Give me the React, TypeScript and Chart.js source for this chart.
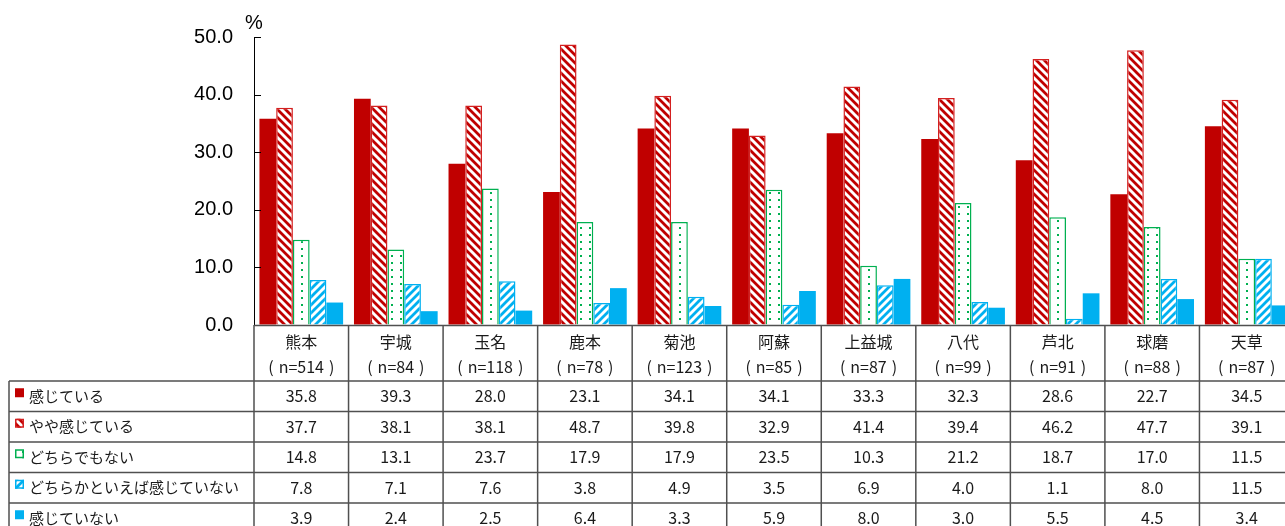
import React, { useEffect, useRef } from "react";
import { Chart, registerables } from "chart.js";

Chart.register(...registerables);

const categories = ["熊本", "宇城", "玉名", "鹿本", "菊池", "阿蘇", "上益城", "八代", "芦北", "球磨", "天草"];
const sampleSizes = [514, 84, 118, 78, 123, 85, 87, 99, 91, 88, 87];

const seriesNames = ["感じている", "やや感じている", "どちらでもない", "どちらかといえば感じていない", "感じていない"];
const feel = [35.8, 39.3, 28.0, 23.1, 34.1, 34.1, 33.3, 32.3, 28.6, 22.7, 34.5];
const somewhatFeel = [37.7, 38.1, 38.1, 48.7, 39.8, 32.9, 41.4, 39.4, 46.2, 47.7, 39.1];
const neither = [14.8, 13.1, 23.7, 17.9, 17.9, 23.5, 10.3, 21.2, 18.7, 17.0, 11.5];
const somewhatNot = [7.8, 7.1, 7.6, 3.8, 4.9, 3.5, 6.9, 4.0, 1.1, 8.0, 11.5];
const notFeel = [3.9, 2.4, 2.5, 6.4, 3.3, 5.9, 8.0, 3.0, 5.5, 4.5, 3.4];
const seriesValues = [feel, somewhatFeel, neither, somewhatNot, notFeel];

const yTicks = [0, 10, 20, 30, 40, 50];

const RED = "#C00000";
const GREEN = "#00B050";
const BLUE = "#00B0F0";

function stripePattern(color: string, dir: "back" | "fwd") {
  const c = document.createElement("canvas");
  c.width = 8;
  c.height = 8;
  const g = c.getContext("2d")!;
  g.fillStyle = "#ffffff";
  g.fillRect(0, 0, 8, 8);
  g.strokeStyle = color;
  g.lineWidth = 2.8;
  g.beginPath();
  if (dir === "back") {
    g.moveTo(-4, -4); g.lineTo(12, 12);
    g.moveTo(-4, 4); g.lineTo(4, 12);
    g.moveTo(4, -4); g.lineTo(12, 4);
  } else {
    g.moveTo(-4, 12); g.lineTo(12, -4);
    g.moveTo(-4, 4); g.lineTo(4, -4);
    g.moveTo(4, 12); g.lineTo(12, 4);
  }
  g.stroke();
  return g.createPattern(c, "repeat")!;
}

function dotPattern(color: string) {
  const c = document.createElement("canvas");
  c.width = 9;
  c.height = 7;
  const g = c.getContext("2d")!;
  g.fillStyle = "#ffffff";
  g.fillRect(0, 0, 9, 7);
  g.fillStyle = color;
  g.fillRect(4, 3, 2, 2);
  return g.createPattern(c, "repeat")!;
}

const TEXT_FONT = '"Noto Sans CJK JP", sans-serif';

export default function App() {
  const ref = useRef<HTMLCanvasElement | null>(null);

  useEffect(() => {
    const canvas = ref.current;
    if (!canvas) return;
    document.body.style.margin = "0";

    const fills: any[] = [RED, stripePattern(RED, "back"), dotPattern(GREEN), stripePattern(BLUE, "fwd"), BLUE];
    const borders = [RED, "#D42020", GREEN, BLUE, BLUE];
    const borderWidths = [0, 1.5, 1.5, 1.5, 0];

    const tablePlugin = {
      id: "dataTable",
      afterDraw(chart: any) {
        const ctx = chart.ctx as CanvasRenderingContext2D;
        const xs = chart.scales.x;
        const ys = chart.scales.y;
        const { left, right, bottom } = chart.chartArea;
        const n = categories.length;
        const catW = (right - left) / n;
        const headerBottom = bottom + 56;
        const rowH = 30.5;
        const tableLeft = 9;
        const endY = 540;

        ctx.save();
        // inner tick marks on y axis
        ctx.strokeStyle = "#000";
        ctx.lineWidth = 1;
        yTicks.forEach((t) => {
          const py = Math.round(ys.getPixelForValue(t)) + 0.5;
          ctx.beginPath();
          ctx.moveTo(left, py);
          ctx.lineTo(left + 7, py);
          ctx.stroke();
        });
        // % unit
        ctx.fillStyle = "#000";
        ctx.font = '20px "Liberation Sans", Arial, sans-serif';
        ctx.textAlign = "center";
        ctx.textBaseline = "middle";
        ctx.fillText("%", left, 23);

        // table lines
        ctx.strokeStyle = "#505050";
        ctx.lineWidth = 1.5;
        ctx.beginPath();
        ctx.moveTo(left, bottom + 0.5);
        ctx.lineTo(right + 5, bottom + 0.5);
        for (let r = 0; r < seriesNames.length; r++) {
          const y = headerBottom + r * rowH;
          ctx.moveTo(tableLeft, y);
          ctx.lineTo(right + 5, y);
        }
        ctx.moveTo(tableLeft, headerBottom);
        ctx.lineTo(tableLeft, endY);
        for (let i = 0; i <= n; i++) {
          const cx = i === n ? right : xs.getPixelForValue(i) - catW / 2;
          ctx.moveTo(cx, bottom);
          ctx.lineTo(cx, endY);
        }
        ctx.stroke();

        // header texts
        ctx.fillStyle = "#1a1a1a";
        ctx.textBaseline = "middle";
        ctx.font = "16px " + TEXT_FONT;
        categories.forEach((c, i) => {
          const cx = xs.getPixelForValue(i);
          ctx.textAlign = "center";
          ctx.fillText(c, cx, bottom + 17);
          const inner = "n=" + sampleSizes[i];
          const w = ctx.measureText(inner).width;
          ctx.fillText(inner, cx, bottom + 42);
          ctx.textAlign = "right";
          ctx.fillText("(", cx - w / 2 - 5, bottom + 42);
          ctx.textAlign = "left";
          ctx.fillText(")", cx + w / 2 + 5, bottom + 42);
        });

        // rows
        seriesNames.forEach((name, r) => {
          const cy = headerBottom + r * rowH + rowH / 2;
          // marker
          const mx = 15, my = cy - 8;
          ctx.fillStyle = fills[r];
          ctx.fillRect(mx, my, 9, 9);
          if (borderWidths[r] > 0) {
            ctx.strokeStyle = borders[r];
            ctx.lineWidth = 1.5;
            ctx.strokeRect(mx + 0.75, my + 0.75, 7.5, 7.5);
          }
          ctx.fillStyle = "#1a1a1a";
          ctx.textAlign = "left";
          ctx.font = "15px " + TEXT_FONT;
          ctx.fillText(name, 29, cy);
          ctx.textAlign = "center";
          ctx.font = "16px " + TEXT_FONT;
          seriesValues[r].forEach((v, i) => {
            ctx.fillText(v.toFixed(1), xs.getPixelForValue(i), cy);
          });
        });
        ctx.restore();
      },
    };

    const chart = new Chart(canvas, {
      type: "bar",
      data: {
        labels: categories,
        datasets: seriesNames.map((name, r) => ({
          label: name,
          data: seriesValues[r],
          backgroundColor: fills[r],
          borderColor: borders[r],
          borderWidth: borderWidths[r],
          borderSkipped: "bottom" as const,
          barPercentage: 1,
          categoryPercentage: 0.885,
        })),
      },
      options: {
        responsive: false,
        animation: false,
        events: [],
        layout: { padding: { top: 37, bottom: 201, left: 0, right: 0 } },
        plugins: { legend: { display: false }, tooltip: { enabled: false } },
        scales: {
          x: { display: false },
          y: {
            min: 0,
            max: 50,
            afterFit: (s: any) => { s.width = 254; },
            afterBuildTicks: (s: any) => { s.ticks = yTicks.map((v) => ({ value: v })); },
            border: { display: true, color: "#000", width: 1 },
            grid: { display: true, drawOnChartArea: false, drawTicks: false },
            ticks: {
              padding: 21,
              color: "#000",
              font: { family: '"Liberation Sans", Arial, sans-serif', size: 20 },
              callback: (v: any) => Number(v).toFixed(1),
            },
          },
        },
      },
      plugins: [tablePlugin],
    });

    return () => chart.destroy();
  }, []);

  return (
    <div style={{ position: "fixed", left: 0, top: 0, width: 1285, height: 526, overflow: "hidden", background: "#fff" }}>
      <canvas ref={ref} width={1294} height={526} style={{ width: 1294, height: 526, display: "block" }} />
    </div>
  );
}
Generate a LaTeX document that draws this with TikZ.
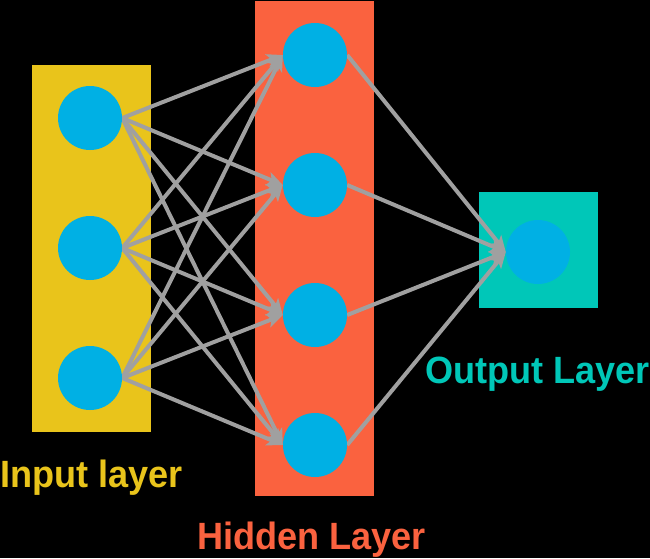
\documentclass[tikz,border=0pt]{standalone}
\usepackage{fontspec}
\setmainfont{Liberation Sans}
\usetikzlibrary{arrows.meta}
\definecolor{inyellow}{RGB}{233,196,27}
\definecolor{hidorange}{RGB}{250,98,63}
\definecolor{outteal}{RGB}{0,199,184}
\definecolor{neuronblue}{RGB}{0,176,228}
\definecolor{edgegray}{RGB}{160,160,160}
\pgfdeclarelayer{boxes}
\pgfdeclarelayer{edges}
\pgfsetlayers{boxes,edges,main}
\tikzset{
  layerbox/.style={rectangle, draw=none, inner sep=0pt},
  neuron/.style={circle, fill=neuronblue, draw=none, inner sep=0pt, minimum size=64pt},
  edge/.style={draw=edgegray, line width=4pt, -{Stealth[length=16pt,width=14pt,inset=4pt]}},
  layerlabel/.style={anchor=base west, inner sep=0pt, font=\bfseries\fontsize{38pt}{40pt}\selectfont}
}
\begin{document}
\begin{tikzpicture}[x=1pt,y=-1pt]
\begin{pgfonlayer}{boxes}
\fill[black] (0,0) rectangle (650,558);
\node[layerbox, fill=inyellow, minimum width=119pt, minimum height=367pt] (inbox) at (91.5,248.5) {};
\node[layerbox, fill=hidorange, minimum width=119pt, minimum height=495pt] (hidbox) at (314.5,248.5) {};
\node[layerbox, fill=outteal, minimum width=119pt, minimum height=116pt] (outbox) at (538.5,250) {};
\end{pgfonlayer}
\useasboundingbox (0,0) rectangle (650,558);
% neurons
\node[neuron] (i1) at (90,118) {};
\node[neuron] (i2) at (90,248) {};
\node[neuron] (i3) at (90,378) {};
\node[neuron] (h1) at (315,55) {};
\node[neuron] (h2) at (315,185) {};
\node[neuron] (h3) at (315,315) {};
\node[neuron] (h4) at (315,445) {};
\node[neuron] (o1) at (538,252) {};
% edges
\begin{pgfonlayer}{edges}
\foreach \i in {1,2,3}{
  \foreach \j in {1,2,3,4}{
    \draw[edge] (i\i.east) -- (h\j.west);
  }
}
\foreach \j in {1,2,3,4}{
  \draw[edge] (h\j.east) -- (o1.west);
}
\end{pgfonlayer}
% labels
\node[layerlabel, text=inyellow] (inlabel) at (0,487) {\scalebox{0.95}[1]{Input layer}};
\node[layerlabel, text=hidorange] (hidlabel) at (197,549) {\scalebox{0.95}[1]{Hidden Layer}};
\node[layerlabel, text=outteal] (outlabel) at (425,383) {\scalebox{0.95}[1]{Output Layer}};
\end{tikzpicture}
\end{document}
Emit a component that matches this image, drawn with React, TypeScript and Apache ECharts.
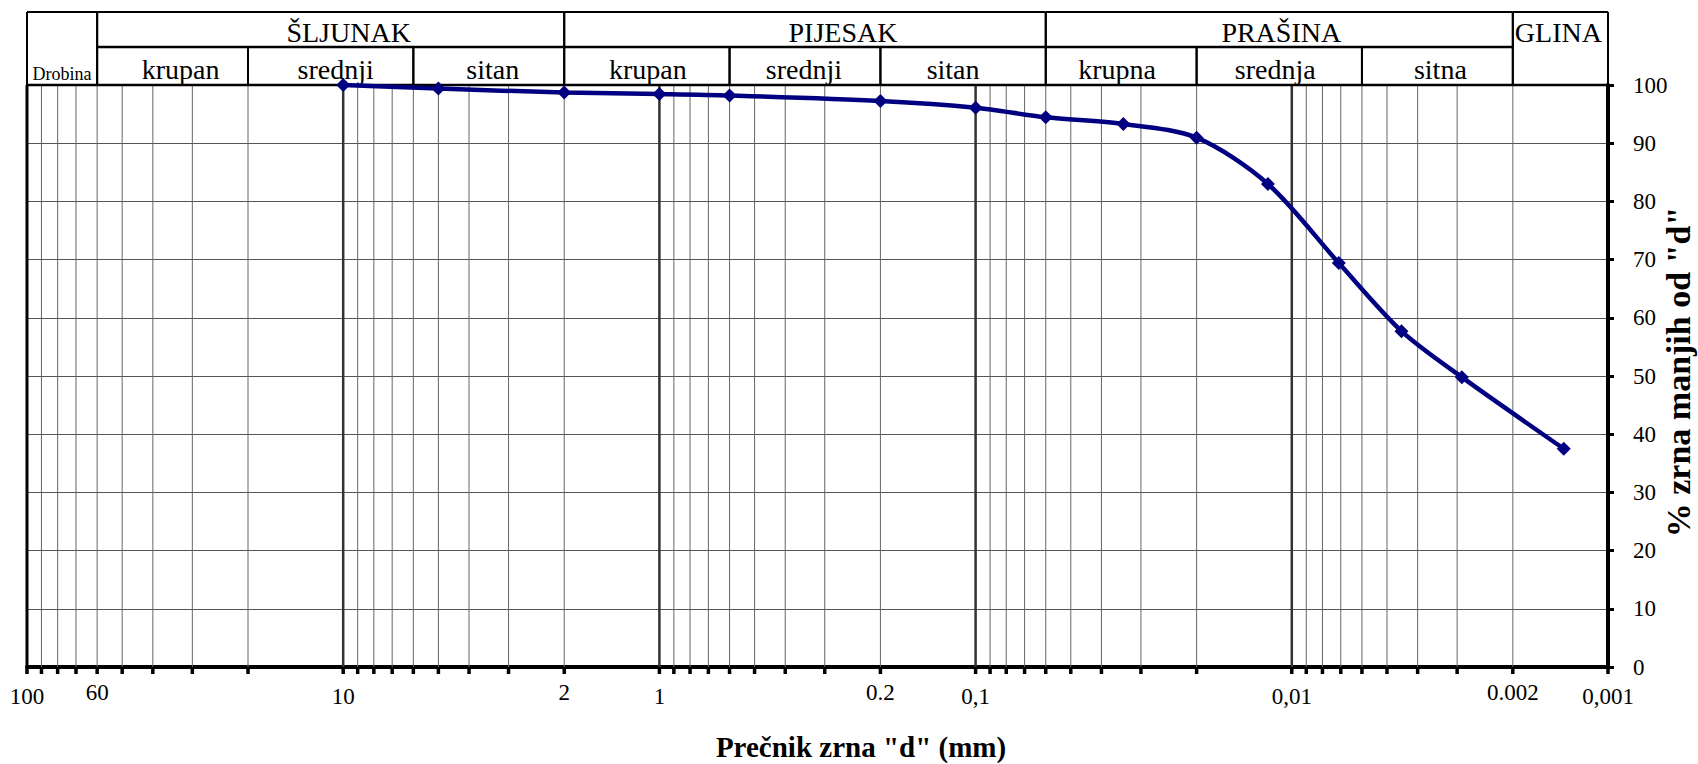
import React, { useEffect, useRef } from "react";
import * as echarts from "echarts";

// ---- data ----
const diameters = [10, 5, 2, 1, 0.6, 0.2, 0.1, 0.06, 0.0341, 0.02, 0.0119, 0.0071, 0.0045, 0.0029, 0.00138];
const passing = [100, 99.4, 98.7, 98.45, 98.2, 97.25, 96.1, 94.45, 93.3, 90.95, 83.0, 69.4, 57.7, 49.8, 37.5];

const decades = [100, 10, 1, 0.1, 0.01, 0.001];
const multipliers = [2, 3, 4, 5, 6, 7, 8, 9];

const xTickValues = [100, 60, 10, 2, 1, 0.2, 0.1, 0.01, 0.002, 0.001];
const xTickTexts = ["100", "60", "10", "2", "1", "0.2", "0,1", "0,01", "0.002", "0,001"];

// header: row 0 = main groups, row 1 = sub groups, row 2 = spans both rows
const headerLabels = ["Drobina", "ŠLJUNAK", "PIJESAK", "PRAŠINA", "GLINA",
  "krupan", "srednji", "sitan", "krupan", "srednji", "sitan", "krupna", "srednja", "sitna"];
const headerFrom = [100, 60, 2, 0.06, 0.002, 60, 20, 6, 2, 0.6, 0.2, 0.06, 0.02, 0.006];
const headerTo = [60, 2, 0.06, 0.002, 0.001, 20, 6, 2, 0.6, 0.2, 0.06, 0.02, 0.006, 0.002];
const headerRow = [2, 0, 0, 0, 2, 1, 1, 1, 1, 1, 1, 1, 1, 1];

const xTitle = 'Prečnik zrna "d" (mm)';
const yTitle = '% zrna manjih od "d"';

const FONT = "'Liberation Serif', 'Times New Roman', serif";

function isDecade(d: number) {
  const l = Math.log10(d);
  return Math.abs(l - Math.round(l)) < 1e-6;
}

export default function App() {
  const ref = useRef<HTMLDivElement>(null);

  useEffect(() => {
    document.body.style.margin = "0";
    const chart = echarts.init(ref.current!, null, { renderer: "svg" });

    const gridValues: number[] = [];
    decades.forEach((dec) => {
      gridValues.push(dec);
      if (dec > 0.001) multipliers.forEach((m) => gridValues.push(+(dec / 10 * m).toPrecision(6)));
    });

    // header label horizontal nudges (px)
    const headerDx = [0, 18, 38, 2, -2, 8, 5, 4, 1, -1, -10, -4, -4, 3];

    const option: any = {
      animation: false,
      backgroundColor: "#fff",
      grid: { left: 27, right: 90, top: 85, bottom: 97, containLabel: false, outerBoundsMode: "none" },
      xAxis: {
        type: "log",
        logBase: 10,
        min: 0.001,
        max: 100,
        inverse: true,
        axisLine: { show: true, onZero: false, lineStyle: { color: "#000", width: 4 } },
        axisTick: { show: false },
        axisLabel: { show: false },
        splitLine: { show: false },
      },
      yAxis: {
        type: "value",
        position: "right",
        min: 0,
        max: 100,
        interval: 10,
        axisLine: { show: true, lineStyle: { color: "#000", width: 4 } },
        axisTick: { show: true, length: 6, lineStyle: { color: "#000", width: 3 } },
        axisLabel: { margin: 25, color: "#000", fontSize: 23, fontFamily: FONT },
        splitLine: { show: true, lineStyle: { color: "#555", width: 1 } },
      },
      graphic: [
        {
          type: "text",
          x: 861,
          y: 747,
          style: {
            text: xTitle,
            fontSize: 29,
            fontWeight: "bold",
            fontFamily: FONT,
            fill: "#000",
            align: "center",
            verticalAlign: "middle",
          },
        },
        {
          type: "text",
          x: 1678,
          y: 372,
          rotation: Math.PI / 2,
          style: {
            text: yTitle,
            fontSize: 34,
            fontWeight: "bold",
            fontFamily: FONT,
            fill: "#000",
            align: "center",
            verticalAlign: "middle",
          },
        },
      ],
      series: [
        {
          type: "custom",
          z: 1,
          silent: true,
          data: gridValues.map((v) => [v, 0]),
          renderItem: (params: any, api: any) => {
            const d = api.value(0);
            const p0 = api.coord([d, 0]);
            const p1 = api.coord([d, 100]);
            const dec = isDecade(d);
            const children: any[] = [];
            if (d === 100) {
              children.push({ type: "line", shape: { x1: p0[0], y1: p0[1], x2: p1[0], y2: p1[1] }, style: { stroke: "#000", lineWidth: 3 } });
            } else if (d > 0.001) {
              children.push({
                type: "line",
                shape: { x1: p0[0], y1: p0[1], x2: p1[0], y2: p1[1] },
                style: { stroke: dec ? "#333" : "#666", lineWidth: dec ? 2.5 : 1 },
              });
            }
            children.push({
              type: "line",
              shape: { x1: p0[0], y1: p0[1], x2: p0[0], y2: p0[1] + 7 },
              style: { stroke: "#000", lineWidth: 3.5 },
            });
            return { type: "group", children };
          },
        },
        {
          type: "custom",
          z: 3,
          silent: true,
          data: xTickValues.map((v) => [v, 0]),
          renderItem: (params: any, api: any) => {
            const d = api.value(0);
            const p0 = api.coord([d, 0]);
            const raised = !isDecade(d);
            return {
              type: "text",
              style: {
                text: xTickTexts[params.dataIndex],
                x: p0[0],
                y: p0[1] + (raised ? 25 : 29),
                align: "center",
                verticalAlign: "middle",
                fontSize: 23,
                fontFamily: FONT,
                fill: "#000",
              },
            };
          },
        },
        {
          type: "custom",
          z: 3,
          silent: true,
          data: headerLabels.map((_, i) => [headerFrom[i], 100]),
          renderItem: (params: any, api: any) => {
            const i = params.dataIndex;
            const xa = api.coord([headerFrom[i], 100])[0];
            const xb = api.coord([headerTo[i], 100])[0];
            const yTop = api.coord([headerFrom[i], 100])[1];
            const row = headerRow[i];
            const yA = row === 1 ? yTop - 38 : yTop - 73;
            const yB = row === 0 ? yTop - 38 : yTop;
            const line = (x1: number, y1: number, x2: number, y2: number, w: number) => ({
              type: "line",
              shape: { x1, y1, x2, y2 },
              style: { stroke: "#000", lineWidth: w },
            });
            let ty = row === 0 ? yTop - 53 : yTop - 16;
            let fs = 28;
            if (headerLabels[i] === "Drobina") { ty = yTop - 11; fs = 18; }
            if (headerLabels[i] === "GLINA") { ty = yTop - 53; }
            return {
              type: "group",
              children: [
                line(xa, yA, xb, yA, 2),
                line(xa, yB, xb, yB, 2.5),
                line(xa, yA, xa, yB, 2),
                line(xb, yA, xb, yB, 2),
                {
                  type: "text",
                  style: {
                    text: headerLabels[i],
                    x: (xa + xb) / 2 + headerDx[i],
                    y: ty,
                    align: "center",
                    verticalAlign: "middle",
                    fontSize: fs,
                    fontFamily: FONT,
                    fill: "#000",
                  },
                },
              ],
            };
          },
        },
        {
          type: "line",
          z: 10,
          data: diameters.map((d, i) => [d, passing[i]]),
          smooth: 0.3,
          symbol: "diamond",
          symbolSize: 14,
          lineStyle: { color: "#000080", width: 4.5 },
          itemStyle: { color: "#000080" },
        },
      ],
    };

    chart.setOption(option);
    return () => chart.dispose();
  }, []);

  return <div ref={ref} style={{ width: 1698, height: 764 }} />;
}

═══

_TASK PROMPT_
Quote, please, every line of the material above from its start through the line that has "91, 88, 87];", reproducing the words exactly and dropping any images.

_THE ANSWER_
Give me the React, TypeScript and Chart.js source for this chart.
import React, { useEffect, useRef } from "react";
import { Chart, registerables } from "chart.js";

Chart.register(...registerables);

const categories = ["熊本", "宇城", "玉名", "鹿本", "菊池", "阿蘇", "上益城", "八代", "芦北", "球磨", "天草"];
const sampleSizes = [514, 84, 118, 78, 123, 85, 87, 99, 91, 88, 87];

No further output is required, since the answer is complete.